Um festival para se ouvir a que soa Lisboa
De 1 a 4 de Setembro, o Lisboa Soa apresenta performances e workshops com o propósito de dar a descobrir os sons de uma cidade. E criar um debate sobre o lugar do som no contexto urbano.
As cidades estão cheias de sons, mas quem nelas vive só costuma dar verdadeira atenção a isso quando os ouvidos se queixam do excesso de ruído e acusam o incómodo. Lisboa Soa, o festival idealizado por Raquel Castro para o Lisboa na Rua, e que decorre de 1 a 4 de Setembro no Jardim da Tapada das Necessidades, em Lisboa, propõe uma programação que convida a escutar o que a cidade tem a dizer, com o objectivo de contribuir também para a educação auditiva e para a reflexão sobre o lugar do som na paisagem urbana.
Tratando-se da primeira edição do Lisboa Soa, nada disto é muito novo na vida de Raquel Castro. Investigadora há 12 anos nesta área, doutorada com um estudo sobre “a questão das paisagens sonoras e da ecologia acústica”, o seu assumido perfil pouco convencional enquanto académica tem levado a que não se fique pela produção de artigos científicos, procurando colocar o seu objecto de estudo num plano mais aberto à comunidade. Após o simpósio Invisible Places, que teve lugar em 2014 no âmbito dos Jardins Efémeros, em Viseu, e a realização do documentário Soundwalkers, a investigadora foi continuando a pensar na forma de transformar a temática, “às vezes com uma linguagem demasiado técnica e para um público muito específico”, num assunto de partilha com qualquer outro cidadão. “É importante aprendermos a ouvir o ambiente à nossa volta, ouvindo, estando atentos, e cada vez mais esta será uma variável integrada num nível mais político de intervenção, de planeamento e de desenho dos espaços interiores e exteriores”, diz.
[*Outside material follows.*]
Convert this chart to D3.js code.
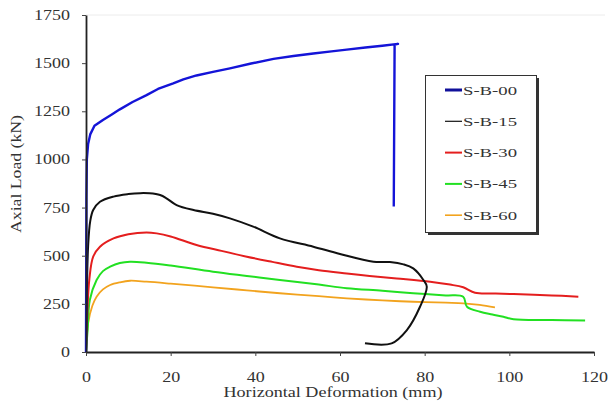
<!DOCTYPE html>
<html>
<head>
<meta charset="utf-8">
<script src="https://cdn.jsdelivr.net/npm/d3@7/dist/d3.min.js"></script>
<style>
  html, body { margin: 0; padding: 0; background: #fff; }
  svg { display: block; }
  text { font-family: "Liberation Serif", "Times New Roman", serif; fill: #333; }
</style>
</head>
<body>
<svg id="chart" width="609" height="408"></svg>
<script>
// ---- data (x: horizontal deformation mm, y: axial load kN) ----
const seriesNames = ["S-B-00", "S-B-15", "S-B-30", "S-B-45", "S-B-60"];
const seriesColors = ["#1414d8", "#111111", "#e41e1e", "#22e022", "#f2a31e"];
const legendColors = ["#10109a", "#111111", "#e41e1e", "#22e022", "#f2a31e"];

const sB00 = [[0,0],[0.05,400],[0.1,800],[0.2,1000],[0.5,1080],[1,1130],[2,1175],[4,1205],[6,1232],[8,1260],[11,1298],[14.3,1334],[17,1366],[20.6,1395],[23,1416],[26.1,1436],[30,1455],[34,1473],[39,1498],[44.3,1522],[49,1537],[53.7,1550],[58,1561],[61.6,1570],[66,1581],[70,1590],[73.7,1600],[72.9,1596],[72.7,755]];
const sB15 = [[0,0],[0.2,300],[0.5,550],[1,680],[1.7,737],[3.3,780],[6.5,807],[10,820],[12.8,825],[15,824],[17.5,815],[19.1,797],[21.4,763],[25.4,737],[30,718],[34,694],[39.5,651],[45.8,590],[53.7,547],[60,509],[67.9,469],[71.8,467],[75,455],[77.3,434],[79.7,374],[80.5,339],[78.9,235],[75.8,114],[72.2,45],[65.9,45]];
const sB30 = [[0,0],[0.3,200],[0.8,380],[1.7,495],[3.3,547],[6.5,590],[10,612],[14.3,621],[16.7,616],[20,600],[26.1,556],[32,525],[38,495],[44,468],[49.8,443],[55,425],[61.6,408],[67,395],[73.4,382],[81.3,365],[86,350],[89.1,336],[91.9,308],[96,304],[101,301],[110,294],[116.3,287]];
const sB45 = [[0,0],[0.4,120],[0.9,270],[2.5,374],[4,420],[5.7,443],[8,462],[10.4,469],[14.3,464],[20,449],[30,417],[38,395],[45.8,374],[55,350],[61.6,331],[70,318],[77.3,305],[85,294],[89.1,287],[90,235],[93.1,209],[96,195],[98.6,183],[101,170],[110,166],[117.9,163]];
const sB60 = [[0,0],[0.5,149],[1.5,240],[2.5,287],[4,325],[5.7,348],[8,362],[10.4,370],[14.3,365],[20,355],[30,336],[38,320],[45.8,305],[55,290],[61.6,279],[70,268],[77.3,261],[85,256],[89.1,253],[93,245],[96.6,232]];
const seriesData = [sB00, sB15, sB30, sB45, sB60];

const xTicks = [0, 20, 40, 60, 80, 100, 120];
const yTicks = [0, 250, 500, 750, 1000, 1250, 1500, 1750];
const xTitle = "Horizontal Deformation (mm)";
const yTitle = "Axial Load (kN)";

// ---- drawing ----
const svg = d3.select("#chart");
svg.append("rect").attr("width", 609).attr("height", 408).attr("fill", "#fff");

const x = d3.scaleLinear().domain([0, 120]).range([86, 594]);
const y = d3.scaleLinear().domain([0, 1750]).range([352, 15]);

// faint top border line
svg.append("line")
  .attr("x1", x(0)).attr("x2", 605)
  .attr("y1", y(1750)).attr("y2", y(1750))
  .attr("stroke", "#ececec").attr("stroke-width", 1);

const smoothLine = d3.line()
  .x(d => x(d[0])).y(d => y(d[1]))
  .curve(d3.curveCatmullRom.alpha(0.5));
const straightLine = d3.line()
  .x(d => x(d[0])).y(d => y(d[1]));

const widths = [2.4, 2, 2, 2, 1.8];
// draw in reverse so blue/black are on top
seriesData.map((d, i) => ({d, i})).reverse().forEach(({d, i}) => {
  svg.append("path")
    .datum(d)
    .attr("fill", "none")
    .attr("stroke", seriesColors[i])
    .attr("stroke-width", widths[i])
    .attr("stroke-linejoin", "round")
    .attr("d", i === 0 ? straightLine : smoothLine);
});

// axes
const fmt = d3.format("d");
const xAxis = svg.append("g")
  .attr("transform", `translate(0,${y(0)})`)
  .call(d3.axisBottom(x).tickValues(xTicks).tickFormat(fmt).tickSize(4).tickPadding(16).tickSizeOuter(0));
const yAxis = svg.append("g")
  .attr("transform", `translate(${x(0)},0)`)
  .call(d3.axisLeft(y).tickValues(yTicks).tickFormat(fmt).tickSize(4).tickPadding(12).tickSizeOuter(0));

[xAxis, yAxis].forEach(g => {
  g.select(".domain").attr("stroke", "#222").attr("stroke-width", 1.8);
  g.selectAll(".tick line").attr("stroke", "#444").attr("stroke-width", 1);
  g.selectAll(".tick text")
    .attr("fill", "#333")
    .style("font-family", '"Liberation Serif", serif')
    .style("font-size", "14px")
    .attr("textLength", function() { return this.textContent.length * 9; })
    .attr("lengthAdjust", "spacingAndGlyphs");
});

// axis titles
svg.append("text")
  .attr("x", 333).attr("y", 397)
  .attr("text-anchor", "middle")
  .style("font-size", "15px")
  .attr("textLength", 219).attr("lengthAdjust", "spacingAndGlyphs")
  .text(xTitle);

svg.append("text")
  .attr("transform", "translate(21,174) rotate(-90)")
  .attr("text-anchor", "middle")
  .style("font-size", "15px")
  .attr("textLength", 118).attr("lengthAdjust", "spacingAndGlyphs")
  .text(yTitle);

// legend
const lg = svg.append("g");
lg.append("rect").attr("x", 428).attr("y", 78).attr("width", 111).attr("height", 157).attr("fill", "#333");
lg.append("rect").attr("x", 425.5).attr("y", 75.5).attr("width", 111).attr("height", 157)
  .attr("fill", "#fff").attr("stroke", "#333").attr("stroke-width", 1);
const legendW = [3, 1.2, 2, 2, 1.6];
seriesNames.forEach((name, i) => {
  const ly = 90 + i * 31.3;
  lg.append("line")
    .attr("x1", 445).attr("x2", 462).attr("y1", ly).attr("y2", ly)
    .attr("stroke", legendColors[i]).attr("stroke-width", legendW[i]);
  lg.append("text")
    .attr("x", 463).attr("y", ly).attr("dy", "0.35em")
    .style("font-size", "13px")
    .attr("textLength", 54).attr("lengthAdjust", "spacingAndGlyphs")
    .text(name);
});
</script>
</body>
</html>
Espantada por o contacto com arquitectos lhe revelar a escassa importância dada pelos currículos universitários à acústica e ao tratamento sonoro, uma desatenção que se torna flagrante em situações tão corriqueiras quanto um jantar num restaurante em que o ruído engole qualquer tentativa de conversa, a programadora chama a atenção para a iniciativa final do Lisboa Soa, uma mesa-redonda dedicada ao pensamento sobre a cidade a partir da sua relação com o som, intitulada A que deve soar a cidade sustentável e acessível para todos? “Falamos de sustentabilidade de muitas maneiras, mas existe também a parte sonora, porque tudo é cada vez mais ruidoso e cheio, além de que afecta a comunicação, a nossa postura, a nossa saúde e o nosso bem-estar”, argumenta. “O som não é uma variável fácil de se corrigir, mas pode ser pensado de raiz.”
Aprender a ouvir e jantar fora
O grosso da programação do festival, no entanto, aposta na “educação auditiva”, promovida por workshops, instalações e performances sonoras na Tapada das Necessidades. No arranque do Lisboa Soa, a atenção centra-se nas actuações de Allard van Hoorn e Akio Suzuki, exemplos de como cada um dos pontos do programa se propõe, naturalmente, relacionar-se com o espaço: numa colaboração com bailarinos locais, van Hoorn comporá na Estufa Circular do jardim uma partitura em tempo real a partir dos sons envolventes, estímulos a que responderá também o movimento dos intérpretes de dança; Suzuki é um mestre na criação de experiências sonoras a partir da manipulação do eco. Seguir-se-ão Camille Norment (dia 2), Rafael Toral, Rudolfo Quintas e Phonopticon (dia 3).
No capítulo das instalações sonoras – “que têm um lado também visualmente apelativo”, caracteriza Raquel Castro –, o Lisboa Soa apresenta propostas de Sonoscopia, @C, João Bento e Marco Berotti. O viajado dispositivo de Barotti, intitulado Swans, é uma estreia em Portugal, colocando oito antenas parabólicas a flutuar sobre as águas de um lago, fundindo-se com a natureza. Com o propósito claro da educação auditiva, tida como fundamental por Raquel Castro, Maile Colbert e Rui Costa serão os guias de um passeio sonoro para o público infantil, chamando sons de agora e do passado do jardim, enquanto Carlos Santos dirigirá um workshop para maiores de 12 anos em que partilhará ferramentas para a exploração sonora de um lugar.
“Tudo obedecendo a uma dimensão controlada, em que as pessoas se possam conhecer, interagir, para depois irmos jantar juntos e trocarmos impressões”, deseja a programadora. Com a vantagem, óbvia, de esse jantar poder acontecer num criterioso restaurante em que as conversas não se percam no meio do ruído dos talheres.
Notícia actualizada: acrescentada a informação de que o festival se encontra integrado no Lisboa na Rua.